New Zealand Prime Minister Chris Hipkins made his first state visit to the People’s Republic of China in June this year. Jason Young explores what the visit says about Beijing’s expectations from its Australasian partners and the prospects for an Australian prime ministerial visit.
It wasn’t that long ago that Australian and New Zealand Prime Ministers were falling over themselves to run trade missions to the People’s Republic of China (PRC). Both governments lobbied hard for and secured early free trade agreements, and both strongly promoted goods and services trade and all manner of bilateral agreements with the PRC.
It was an age of activity that viewed today looks frenzied.
Those efforts helped tether the Trans-Tasman economy to the PRC. The resulting dependency has come under intense scrutiny as human rights, geopolitical, geoeconomic, and diplomatic challenges have grown, and as the Chinese economy has slowed.
Australasian relations with the PRC have evolved in response. The heart of the recalibration is a rebalancing of the risk-opportunity calculus and a more careful consideration of each country’s national interest.
This shift has occurred quietly in New Zealand, largely due to the absence of the dramatic events that characterised Australia-China relations and a keen recognition of our trade dependency, but nonetheless that evolution is strikingly similar to the Australian experience.
This shouldn’t surprise anyone familiar with Trans-Tasman relations.
At first glance, Prime Minister Chris Hipkins’ state visit to the PRC in June – in the company of 29 business representatives – appears to fit the earlier Australasian model of engagement with China. It focused on economic engagement, assuaged concerns over a growing list of challenges and differences in the relationship, and deliberately provided the Chinese government a public relations win at home and abroad.

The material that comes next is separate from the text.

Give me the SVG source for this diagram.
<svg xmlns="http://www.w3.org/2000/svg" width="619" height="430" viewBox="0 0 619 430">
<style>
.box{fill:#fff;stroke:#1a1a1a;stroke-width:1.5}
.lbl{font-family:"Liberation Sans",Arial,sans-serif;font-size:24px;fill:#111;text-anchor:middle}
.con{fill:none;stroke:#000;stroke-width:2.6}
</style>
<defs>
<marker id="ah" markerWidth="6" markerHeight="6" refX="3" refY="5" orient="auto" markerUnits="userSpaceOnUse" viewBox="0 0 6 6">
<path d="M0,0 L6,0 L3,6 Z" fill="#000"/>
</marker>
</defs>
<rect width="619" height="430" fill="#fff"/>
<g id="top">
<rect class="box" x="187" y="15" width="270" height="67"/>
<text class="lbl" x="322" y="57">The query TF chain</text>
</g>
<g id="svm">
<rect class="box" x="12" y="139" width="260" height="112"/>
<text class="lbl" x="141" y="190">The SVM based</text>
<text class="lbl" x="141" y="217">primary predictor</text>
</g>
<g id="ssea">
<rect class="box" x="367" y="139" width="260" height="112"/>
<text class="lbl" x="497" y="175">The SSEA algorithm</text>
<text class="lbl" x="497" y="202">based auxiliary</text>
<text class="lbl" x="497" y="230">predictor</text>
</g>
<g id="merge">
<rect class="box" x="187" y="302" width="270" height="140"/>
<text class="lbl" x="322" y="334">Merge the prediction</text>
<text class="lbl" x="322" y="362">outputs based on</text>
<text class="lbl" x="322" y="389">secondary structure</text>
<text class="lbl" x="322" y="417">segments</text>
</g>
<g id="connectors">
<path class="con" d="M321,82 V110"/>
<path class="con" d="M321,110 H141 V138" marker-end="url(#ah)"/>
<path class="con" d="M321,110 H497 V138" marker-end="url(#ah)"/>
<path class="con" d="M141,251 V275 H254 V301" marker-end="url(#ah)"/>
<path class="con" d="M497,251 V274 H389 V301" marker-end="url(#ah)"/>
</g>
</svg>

This was the first PM-led business delegation to China since April 2016, and the first PM visit since April 2019. It followed a ‘robust’ meeting in Beijing in May between Foreign Minister Nanaia Mahuta and her Chinese counterpart Qin Gang where concerns about the human rights situation in Xinjiang, the erosion of rights and freedoms in Hong Kong, developments in the South China Sea, increasing tensions in the Taiwan Strait, and the importance of engaging through regional institutions in the Pacific, especially on security matters, were all raised.
With these positions outlined and differences aired at a high level, the PM’s June visit went ahead with a focus on trade and economic opportunities and on managing the theatrics of PRC diplomacy. If achieving these limited goals was the purpose of the visit, then it was a resounding success, but no doubt tough conversations were also had behind the scenes.

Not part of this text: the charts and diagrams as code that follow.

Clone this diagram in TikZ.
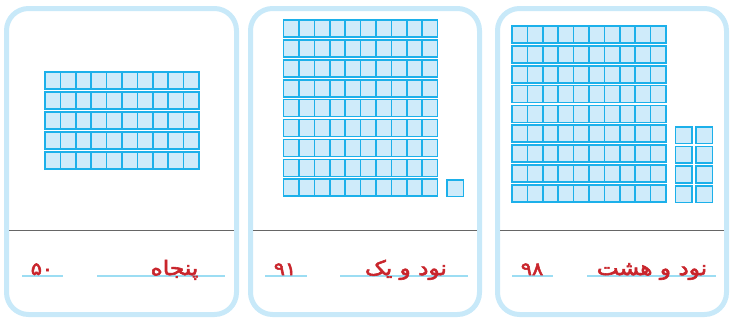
\documentclass[tikz,border=0pt]{standalone}
\usepackage{fontspec}
\newfontfamily\arabicfont[Script=Arabic,FakeBold=3,FakeStretch=1.16]{DejaVu Sans}
\TeXXeTstate=1
\definecolor{cardborder}{HTML}{C8E9F9}
\definecolor{cubefill}{HTML}{CFEBFA}
\definecolor{cubeline}{HTML}{1CB0EA}
\definecolor{divline}{HTML}{666666}
\definecolor{uline}{HTML}{9CDDF3}
\definecolor{labelred}{HTML}{C9252C}
\tikzset{
  card/.style={draw=cardborder, line width=5pt, rounded corners=22pt, fill=white},
  cube/.style={draw=cubeline, fill=cubefill, line width=1.6pt},
  divider/.style={draw=divline, line width=1pt},
  answerline/.style={draw=uline, line width=1.6pt},
  lbl/.style={text=labelred, font=\arabicfont\fontsize{20}{22}\selectfont, inner sep=0pt, anchor=base},
  numlbl/.style={lbl, font=\arabicfont\fontsize{18}{20}\selectfont}
}
\newcommand\tenrod[2]{%
  \foreach \i in {0,...,9} {\draw[cube] ({#1+\i*15.4},#2) rectangle ++(15.4,17);}%
}
\newcommand\unitcube[2]{\draw[cube] (#1,#2) rectangle ++(16.5,16.5);}
\begin{document}
\begin{tikzpicture}[x=1pt,y=-1pt]
\useasboundingbox (0,0) rectangle (734,327);
% cards
\draw[card] (6.5,8.5) rectangle (236.5,314.5);
\draw[card] (250.5,8.5) rectangle (479.5,314.5);
\draw[card] (497.5,8.5) rectangle (726.5,314.5);
% dividers
\draw[divider] (9,230) -- (234,230);
\draw[divider] (253,230) -- (477,230);
\draw[divider] (500,230) -- (724,230);
% card 1 : 50
\foreach \r in {0,...,4} {\tenrod{45}{72+\r*20}}
% card 2 : 91
\foreach \r in {0,...,8} {\tenrod{283.5}{20+\r*19.9}}
\unitcube{447}{180}
% card 3 : 98
\foreach \r in {0,...,8} {\tenrod{512}{26+\r*19.85}}
\foreach \r in {0,...,3} {\unitcube{675.5}{127+\r*19.6}\unitcube{696}{127+\r*19.6}}
% answer lines
\draw[answerline] (22,275.7) -- (63,275.7);
\draw[answerline] (97,275.7) -- (225,275.7);
\draw[answerline] (265,275.7) -- (307,275.7);
\draw[answerline] (340,275.7) -- (468,275.7);
\draw[answerline] (512,275.7) -- (553,275.7);
\draw[answerline] (587,275.7) -- (716,275.7);
% labels
\node[numlbl] (n1) at (42,275) {۵۰};
\node[lbl] (w1) at (174.5,275) {\beginR پنجاه\endR};
\node[numlbl] (n2) at (285,275) {۹۱};
\node[lbl] (w2) at (406,275) {\beginR نود و یک\endR};
\node[numlbl] (n3) at (532,275) {۹۸};
\node[lbl] (w3) at (652,275) {\beginR نود و هشت\endR};
\end{tikzpicture}
\end{document}
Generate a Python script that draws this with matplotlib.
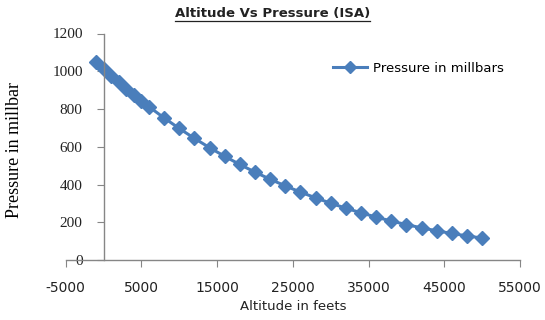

What then of the prospects for Anthony Albanese's mooted plans for his own China visit later this year? Here are some take aways from the New Zealand experience.
First, robust discussions about differences are part and parcel of diplomacy with the PRC today, and whilst they are unlikely to get any easier, they need not prevent high-level diplomacy. Dropping long-standing positions and concerns are not a prerequisite to a high-level visit.
The very week that Hipkins was in Beijing, Immigration Minister Andrew Little released a Five Country Ministerial Communiqué with Australia, Canada, the United Kingdom, and the United States on countering foreign interference, cybersecurity, engagement with the tech industry and national resilience. Whilst country agnostic, these are areas that New Zealand has signalled as concerns in its relations with the PRC and on which it is actively working with partners.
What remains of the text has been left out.